**WHAT THE TASK ASKS**. Leaving out the pictures, please retype each record exactly.

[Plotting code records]
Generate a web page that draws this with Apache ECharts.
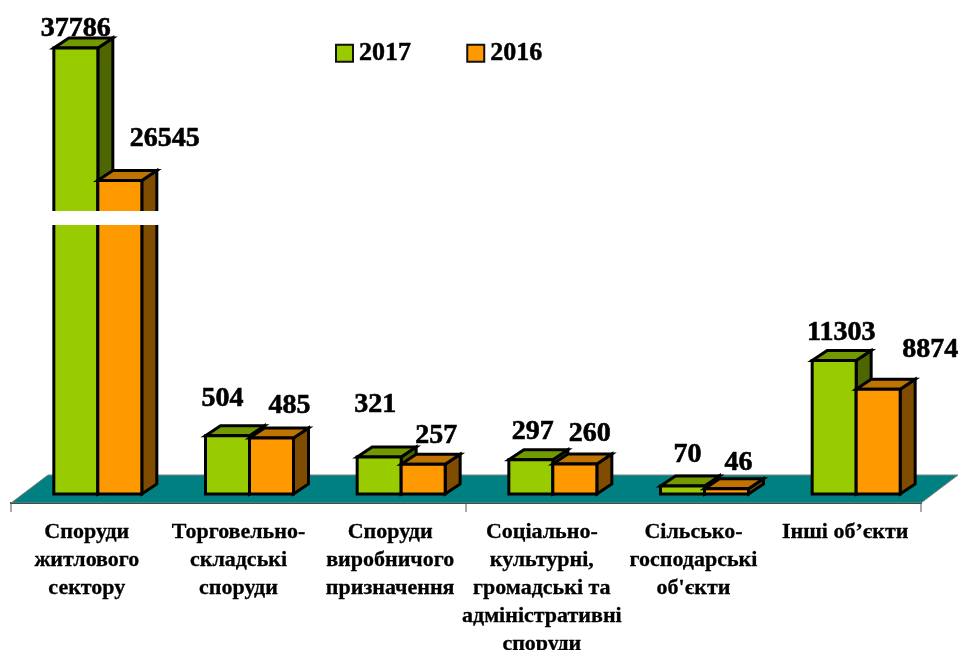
<!DOCTYPE html>
<html>
<head>
<meta charset="utf-8">
<title>Chart</title>
<style>
  html, body { margin: 0; padding: 0; background: #fff; }
  #main { width: 960px; height: 650px; }
</style>
<script src="https://cdn.jsdelivr.net/npm/echarts@6/dist/echarts.min.js"></script>
</head>
<body>
<div id="main"></div>
<script>
var categories = [
  'Споруди\nжитлового\nсектору',
  'Торговельно-\nскладські\nспоруди',
  'Споруди\nвиробничого\nпризначення',
  'Соціально-\nкультурні,\nгромадські та\nадміністративні\nспоруди',
  'Сільсько-\nгосподарські\nоб\'єкти',
  'Інші об’єкти'
];
var values2017 = [37786, 504, 321, 297, 70, 11303];
var values2016 = [26545, 485, 257, 260, 46, 8874];

// the original draws small values on a stretched scale, so two hidden axes
var smallLimit = 1000;

// hand placed value labels: shift from bar centre / bar top
var labelShift2017 = [[0, -19], [-5, -37], [-4, -52], [2, -28], [5, -31], [7, -28]];
var labelShift2016 = [[45, -42], [18, -32], [13, -29], [15, -30], [12, -26], [52, -39]];

var serif = '"Liberation Serif"';
var colors2017 = { front: '#99CC00', top: '#739900', side: '#4D6600' };
var colors2016 = { front: '#FF9900', top: '#BF7300', side: '#804D00' };

var barW = 44, depthX = 15, depthY = 10;
var floorShiftX = 11, floorShiftY = 9;

function barRenderer(colors, side, shifts) {
  return function (params, api) {
    var idx = api.value(0);
    var val = api.value(1);
    var pos = api.coord([idx, val]);
    var base = api.coord([idx, 0]);
    var x0 = pos[0] + floorShiftX + (side < 0 ? -barW : 0);
    var x1 = x0 + barW;
    var yTop = pos[1] - floorShiftY;
    var yBot = base[1] - floorShiftY;
    var line = { stroke: '#000', lineWidth: 3, lineJoin: 'miter' };
    return {
      type: 'group',
      children: [
        {
          type: 'polygon',
          shape: { points: [[x1, yTop], [x1 + depthX, yTop - depthY], [x1 + depthX, yBot - depthY], [x1, yBot]] },
          style: Object.assign({ fill: colors.side }, line)
        },
        {
          type: 'polygon',
          shape: { points: [[x0, yTop], [x0 + depthX, yTop - depthY], [x1 + depthX, yTop - depthY], [x1, yTop]] },
          style: Object.assign({ fill: colors.top }, line)
        },
        {
          type: 'rect',
          shape: { x: x0, y: yTop, width: barW, height: yBot - yTop },
          style: Object.assign({ fill: colors.front }, line)
        },
        {
          type: 'text',
          z2: 20,
          style: {
            x: (x0 + x1) / 2 + shifts[idx][0],
            y: yTop + shifts[idx][1],
            text: String(val),
            fill: '#000',
            stroke: '#000',
            lineWidth: 0.6,
            fontFamily: serif,
            fontWeight: 'bold',
            fontSize: 28,
            textAlign: 'center',
            textVerticalAlign: 'middle'
          }
        }
      ]
    };
  };
}

function pick(values, small) {
  var out = [];
  values.forEach(function (v, i) {
    if ((v < smallLimit) === small) out.push([i, v]);
  });
  return out;
}

function barSeries(name, values, colors, side, shifts, small) {
  return {
    name: name,
    type: 'custom',
    yAxisIndex: small ? 1 : 0,
    coordinateSystem: 'cartesian2d',
    encode: { x: 0, y: 1 },
    itemStyle: { color: colors.front },
    renderItem: barRenderer(colors, side, shifts),
    data: pick(values, small)
  };
}

var floorSeries = {
  type: 'custom',
  silent: true,
  coordinateSystem: 'cartesian2d',
  encode: { x: 0, y: 1 },
  renderItem: function (params) {
    var c = params.coordSys;
    var b = c.y + c.height;
    var ticks = [c.x, c.x + c.width / 2, c.x + c.width].map(function (tx) {
      return {
        type: 'line',
        shape: { x1: tx, y1: b, x2: tx, y2: b + 9 },
        style: { stroke: '#555', lineWidth: 1 }
      };
    });
    return {
      type: 'group',
      children: [
        {
          type: 'polygon',
          shape: { points: [[c.x, b], [c.x + 37, b - 28], [c.x + c.width + 37, b - 28], [c.x + c.width, b]] },
          style: { fill: '#008080', stroke: '#808080', lineWidth: 1 }
        }
      ].concat(ticks)
    };
  },
  data: [[0, 0]]
};

var myChart = echarts.init(document.getElementById('main'));
myChart.setOption({
  animation: false,
  backgroundColor: '#fff',
  grid: { left: 11, top: 3, width: 910, height: 500, outerBoundsMode: 'none' },
  legend: {
    left: 330,
    top: 35,
    icon: 'rect',
    itemWidth: 17,
    itemHeight: 17,
    itemGap: 55,
    selectedMode: false,
    textStyle: {
      fontFamily: serif, fontWeight: 'bold', fontSize: 26, color: '#000',
      textBorderColor: '#000', textBorderWidth: 0.5, padding: [0, 0, 0, 1]
    },
    data: [
      { name: '2017', itemStyle: { color: colors2017.front, borderColor: '#111', borderWidth: 2 } },
      { name: '2016', itemStyle: { color: colors2016.front, borderColor: '#111', borderWidth: 2 } }
    ]
  },
  xAxis: {
    type: 'category',
    data: categories,
    axisLine: { show: true, lineStyle: { color: '#111', width: 2 } },
    axisTick: { show: false },
    axisLabel: {
      interval: 0,
      margin: 15,
      color: '#000',
      fontFamily: serif,
      fontWeight: 'bold',
      fontSize: 22,
      lineHeight: 28,
      textBorderColor: '#000',
      textBorderWidth: 0.3
    }
  },
  yAxis: [
    { type: 'value', min: 0, max: 42350, show: false },
    { type: 'value', min: 0, max: 4335, show: false }
  ],
  graphic: [
    { type: 'rect', z: 100, shape: { x: 52, y: 211, width: 107, height: 14 }, style: { fill: '#fff' } }
  ],
  series: [
    floorSeries,
    barSeries('2017', values2017, colors2017, -1, labelShift2017, false),
    barSeries('2017', values2017, colors2017, -1, labelShift2017, true),
    barSeries('2016', values2016, colors2016, 1, labelShift2016, false),
    barSeries('2016', values2016, colors2016, 1, labelShift2016, true)
  ]
});
window.addEventListener('resize', function () {
  myChart.resize();
});
</script>
</body>
</html>
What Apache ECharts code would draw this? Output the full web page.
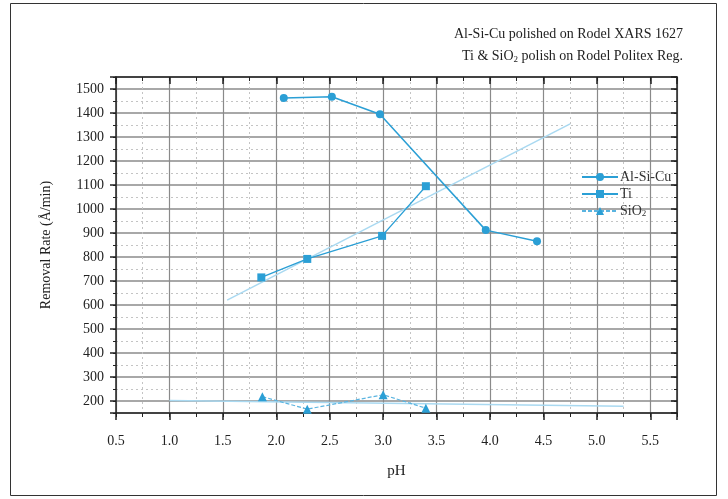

**EXERCISE RESULT**.
Generate a web page that draws this with Apache ECharts.
<!DOCTYPE html>
<html>
<head>
<meta charset="utf-8">
<title>Chart</title>
<style>
  html, body { margin: 0; padding: 0; background: #fff; }
  #main { width: 960px; height: 650px; }
</style>
<script src="https://cdn.jsdelivr.net/npm/echarts@6/dist/echarts.min.js"></script>
</head>
<body>
<div id="main"></div>
<script>
var categories = [
  'Споруди\nжитлового\nсектору',
  'Торговельно-\nскладські\nспоруди',
  'Споруди\nвиробничого\nпризначення',
  'Соціально-\nкультурні,\nгромадські та\nадміністративні\nспоруди',
  'Сільсько-\nгосподарські\nоб\'єкти',
  'Інші об’єкти'
];
var values2017 = [37786, 504, 321, 297, 70, 11303];
var values2016 = [26545, 485, 257, 260, 46, 8874];

// the original draws small values on a stretched scale, so two hidden axes
var smallLimit = 1000;

// hand placed value labels: shift from bar centre / bar top
var labelShift2017 = [[0, -19], [-5, -37], [-4, -52], [2, -28], [5, -31], [7, -28]];
var labelShift2016 = [[45, -42], [18, -32], [13, -29], [15, -30], [12, -26], [52, -39]];

var serif = '"Liberation Serif"';
var colors2017 = { front: '#99CC00', top: '#739900', side: '#4D6600' };
var colors2016 = { front: '#FF9900', top: '#BF7300', side: '#804D00' };

var barW = 44, depthX = 15, depthY = 10;
var floorShiftX = 11, floorShiftY = 9;

function barRenderer(colors, side, shifts) {
  return function (params, api) {
    var idx = api.value(0);
    var val = api.value(1);
    var pos = api.coord([idx, val]);
    var base = api.coord([idx, 0]);
    var x0 = pos[0] + floorShiftX + (side < 0 ? -barW : 0);
    var x1 = x0 + barW;
    var yTop = pos[1] - floorShiftY;
    var yBot = base[1] - floorShiftY;
    var line = { stroke: '#000', lineWidth: 3, lineJoin: 'miter' };
    return {
      type: 'group',
      children: [
        {
          type: 'polygon',
          shape: { points: [[x1, yTop], [x1 + depthX, yTop - depthY], [x1 + depthX, yBot - depthY], [x1, yBot]] },
          style: Object.assign({ fill: colors.side }, line)
        },
        {
          type: 'polygon',
          shape: { points: [[x0, yTop], [x0 + depthX, yTop - depthY], [x1 + depthX, yTop - depthY], [x1, yTop]] },
          style: Object.assign({ fill: colors.top }, line)
        },
        {
          type: 'rect',
          shape: { x: x0, y: yTop, width: barW, height: yBot - yTop },
          style: Object.assign({ fill: colors.front }, line)
        },
        {
          type: 'text',
          z2: 20,
          style: {
            x: (x0 + x1) / 2 + shifts[idx][0],
            y: yTop + shifts[idx][1],
            text: String(val),
            fill: '#000',
            stroke: '#000',
            lineWidth: 0.6,
            fontFamily: serif,
            fontWeight: 'bold',
            fontSize: 28,
            textAlign: 'center',
            textVerticalAlign: 'middle'
          }
        }
      ]
    };
  };
}

function pick(values, small) {
  var out = [];
  values.forEach(function (v, i) {
    if ((v < smallLimit) === small) out.push([i, v]);
  });
  return out;
}

function barSeries(name, values, colors, side, shifts, small) {
  return {
    name: name,
    type: 'custom',
    yAxisIndex: small ? 1 : 0,
    coordinateSystem: 'cartesian2d',
    encode: { x: 0, y: 1 },
    itemStyle: { color: colors.front },
    renderItem: barRenderer(colors, side, shifts),
    data: pick(values, small)
  };
}

var floorSeries = {
  type: 'custom',
  silent: true,
  coordinateSystem: 'cartesian2d',
  encode: { x: 0, y: 1 },
  renderItem: function (params) {
    var c = params.coordSys;
    var b = c.y + c.height;
    var ticks = [c.x, c.x + c.width / 2, c.x + c.width].map(function (tx) {
      return {
        type: 'line',
        shape: { x1: tx, y1: b, x2: tx, y2: b + 9 },
        style: { stroke: '#555', lineWidth: 1 }
      };
    });
    return {
      type: 'group',
      children: [
        {
          type: 'polygon',
          shape: { points: [[c.x, b], [c.x + 37, b - 28], [c.x + c.width + 37, b - 28], [c.x + c.width, b]] },
          style: { fill: '#008080', stroke: '#808080', lineWidth: 1 }
        }
      ].concat(ticks)
    };
  },
  data: [[0, 0]]
};

var myChart = echarts.init(document.getElementById('main'));
myChart.setOption({
  animation: false,
  backgroundColor: '#fff',
  grid: { left: 11, top: 3, width: 910, height: 500, outerBoundsMode: 'none' },
  legend: {
    left: 330,
    top: 35,
    icon: 'rect',
    itemWidth: 17,
    itemHeight: 17,
    itemGap: 55,
    selectedMode: false,
    textStyle: {
      fontFamily: serif, fontWeight: 'bold', fontSize: 26, color: '#000',
      textBorderColor: '#000', textBorderWidth: 0.5, padding: [0, 0, 0, 1]
    },
    data: [
      { name: '2017', itemStyle: { color: colors2017.front, borderColor: '#111', borderWidth: 2 } },
      { name: '2016', itemStyle: { color: colors2016.front, borderColor: '#111', borderWidth: 2 } }
    ]
  },
  xAxis: {
    type: 'category',
    data: categories,
    axisLine: { show: true, lineStyle: { color: '#111', width: 2 } },
    axisTick: { show: false },
    axisLabel: {
      interval: 0,
      margin: 15,
      color: '#000',
      fontFamily: serif,
      fontWeight: 'bold',
      fontSize: 22,
      lineHeight: 28,
      textBorderColor: '#000',
      textBorderWidth: 0.3
    }
  },
  yAxis: [
    { type: 'value', min: 0, max: 42350, show: false },
    { type: 'value', min: 0, max: 4335, show: false }
  ],
  graphic: [
    { type: 'rect', z: 100, shape: { x: 52, y: 211, width: 107, height: 14 }, style: { fill: '#fff' } }
  ],
  series: [
    floorSeries,
    barSeries('2017', values2017, colors2017, -1, labelShift2017, false),
    barSeries('2017', values2017, colors2017, -1, labelShift2017, true),
    barSeries('2016', values2016, colors2016, 1, labelShift2016, false),
    barSeries('2016', values2016, colors2016, 1, labelShift2016, true)
  ]
});
window.addEventListener('resize', function () {
  myChart.resize();
});
</script>
</body>
</html>
What Apache ECharts code would draw this? Output the full web page.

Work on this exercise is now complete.